What do those British kids know that I don't know?
Ah, look at all the lonely people.
I got the answer from Paul Garland of El Paso, Texas, who sent me this photograph he had taken of a gravestone in the churchyard of St Peter's Parish Church in Woolton, Liverpool.
This was the church where John Lennon met Paul McCartney on the 6th of July 1957 (great photo's of this earth-shattering event here). 17-year-old John Lennon was fronting his skiffle group, The Quarrymen, at the church fete (see the programme below). Between the afternoon show in St Peter's garden and their evening slot in the church hall, the then 15-year old Paul McCartney showed John what he could do with a guitar. John later admitted he was gobsmacked. They must have talked, and walked, in the churchyard. Soon after, Paul joined The Quarrymen. And pop culture would never be the same again.
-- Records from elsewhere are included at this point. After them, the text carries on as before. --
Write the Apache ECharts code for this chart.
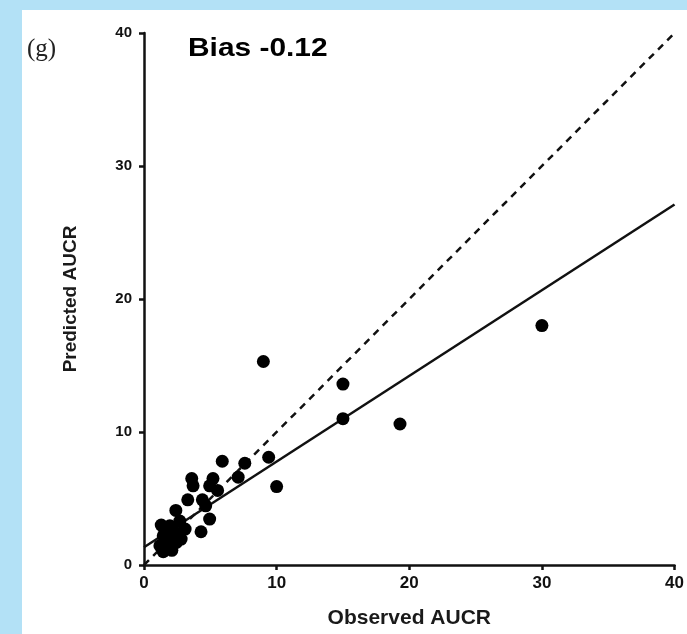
<!DOCTYPE html>
<html>
<head>
<meta charset="utf-8">
<script src="https://cdn.jsdelivr.net/npm/echarts@6/dist/echarts.min.js"></script>
<style>
html,body{margin:0;padding:0;background:#b3e1f6;}
#chart{width:687px;height:634px;}
</style>
</head>
<body>
<div id="chart"></div>
<script>
// Observed vs predicted AUCR
const observedAUCR = [30.0, 19.3, 15.0, 15.0, 9.0, 9.4, 10.0, 5.9, 7.6, 7.1, 3.6, 3.7, 5.2, 4.95, 5.55, 3.3, 4.4, 4.65, 2.4, 4.95, 4.3,
  1.3, 1.95, 2.7, 3.1, 1.45, 2.2, 2.8, 1.2, 1.95, 1.45, 2.1, 2.45, 1.6, 2.3, 1.8];
const predictedAUCR = [18.0, 10.6, 13.6, 11.0, 15.3, 8.1, 5.9, 7.8, 7.65, 6.6, 6.5, 5.95, 6.5, 5.95, 5.6, 4.9, 4.9, 4.45, 4.1, 3.45, 2.5,
  3.0, 2.95, 3.3, 2.7, 2.2, 2.2, 1.95, 1.45, 1.45, 1.0, 1.1, 1.7, 2.6, 2.5, 1.9];
const fitX = [0, 40];
const fitY = [1.33, 27.1];
const identityX = [0, 40];
const identityY = [0, 40];
const axisTicks = [0, 10, 20, 30, 40];
const biasLabel = 'Bias -0.12';
const panelLabel = '(g)';

const chart = echarts.init(document.getElementById('chart'));
const pts = observedAUCR.map((x, i) => [x, predictedAUCR[i]]);
const fitPts = fitX.map((x, i) => [x, fitY[i]]);
const idPts = identityX.map((x, i) => [x, identityY[i]]);
const axisCommon = {
  min: axisTicks[0], max: axisTicks[axisTicks.length - 1], interval: 10,
  splitLine: {show: false},
  axisLine: {show: true, onZero: false, lineStyle: {color: '#111', width: 2.5}},
  axisTick: {show: true, length: 5, inside: false, lineStyle: {color: '#111', width: 2.5}},
  nameLocation: 'middle'
};
const lbl = {color: '#111', fontFamily: 'Liberation Sans, Arial', fontWeight: 'bold'};
const nm = {color: '#1a1a1a', fontFamily: 'Liberation Sans, Arial', fontWeight: 'bold'};
chart.setOption({
  animation: false,
  backgroundColor: '#b3e1f6',
  graphic: [
    {type: 'rect', z: -10, shape: {x: 22, y: 10, width: 700, height: 700}, style: {fill: '#ffffff'}},
    {type: 'text', left: 27, top: 37, style: {text: panelLabel, font: '25px "Liberation Serif", "DejaVu Serif", serif', fill: '#222'}},
    {type: 'text', left: 188, top: 36, scaleX: 1.15, style: {text: biasLabel, font: 'bold 26px "Liberation Sans", Arial, sans-serif', fill: '#000'}}
  ],
  grid: {left: 144, right: 10, top: 33, bottom: 68, containLabel: false},
  xAxis: Object.assign({}, axisCommon, {type: 'value', name: 'Observed AUCR', nameGap: 43,
    nameTextStyle: Object.assign({fontSize: 21}, nm),
    axisLabel: Object.assign({fontSize: 17, margin: 10}, lbl)}),
  yAxis: Object.assign({}, axisCommon, {type: 'value', name: 'Predicted AUCR', nameGap: 64,
    nameTextStyle: Object.assign({fontSize: 19}, nm),
    axisLabel: Object.assign({fontSize: 15, margin: 12}, lbl)}),
  series: [
    {type: 'line', data: idPts, symbol: 'none', lineStyle: {color: '#111', width: 2.5, type: [7, 6]}, z: 2},
    {type: 'line', data: fitPts, symbol: 'none', lineStyle: {color: '#111', width: 2.5}, z: 3},
    {type: 'scatter', data: pts, symbol: 'circle', symbolSize: 13, itemStyle: {color: '#000', opacity: 1}, z: 4}
  ]
});
</script>
</body>
</html>
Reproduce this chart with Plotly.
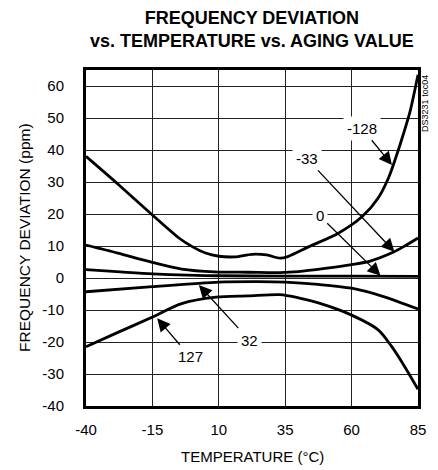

Eleanor Rigby died in the church and was buried along with her name. Nobody came
Father Mckenzie wiping the dirt from his hands as he walks from the grave
No one was saved
But the Beatles were wrong. Somebody came.
And left a gravestone to prove it.
This got me thinking.
Is the Eleanor Rigby of worldwide pop fame now a real person, or is she still fictional? Remember, 47% of British teenagers think she is real; are they right or wrong?
Top of the reality pops was "King Arthur": 65% of teens thought he had been a real king of Britain. Wouldn't they be surprised to know that fusty old antiquarians have been trying to pinpoint the real King Arthur since at least the 9th century?
What about the others on the list? Dick Turpin? 34% of British teens think he's real, too. I was asked about Turpin on Archaeoporn, and had to admit that the legendary highwayman had something "true" about him; at least, someone of that that name was hanged for his misdeeds on 7 April 1739 at York. Ballads, Beatles, and other tall tales may preserve such kernels of history.
That's history for you.
A gravestone, the church programme, a hit song. Thank you, Paul Garland, for pulling this all together. That's how history works.
And it reminds me (yet again)that the story of Queen Zenobia would be dismissed as tripe fiction if it weren't for a handful of coins....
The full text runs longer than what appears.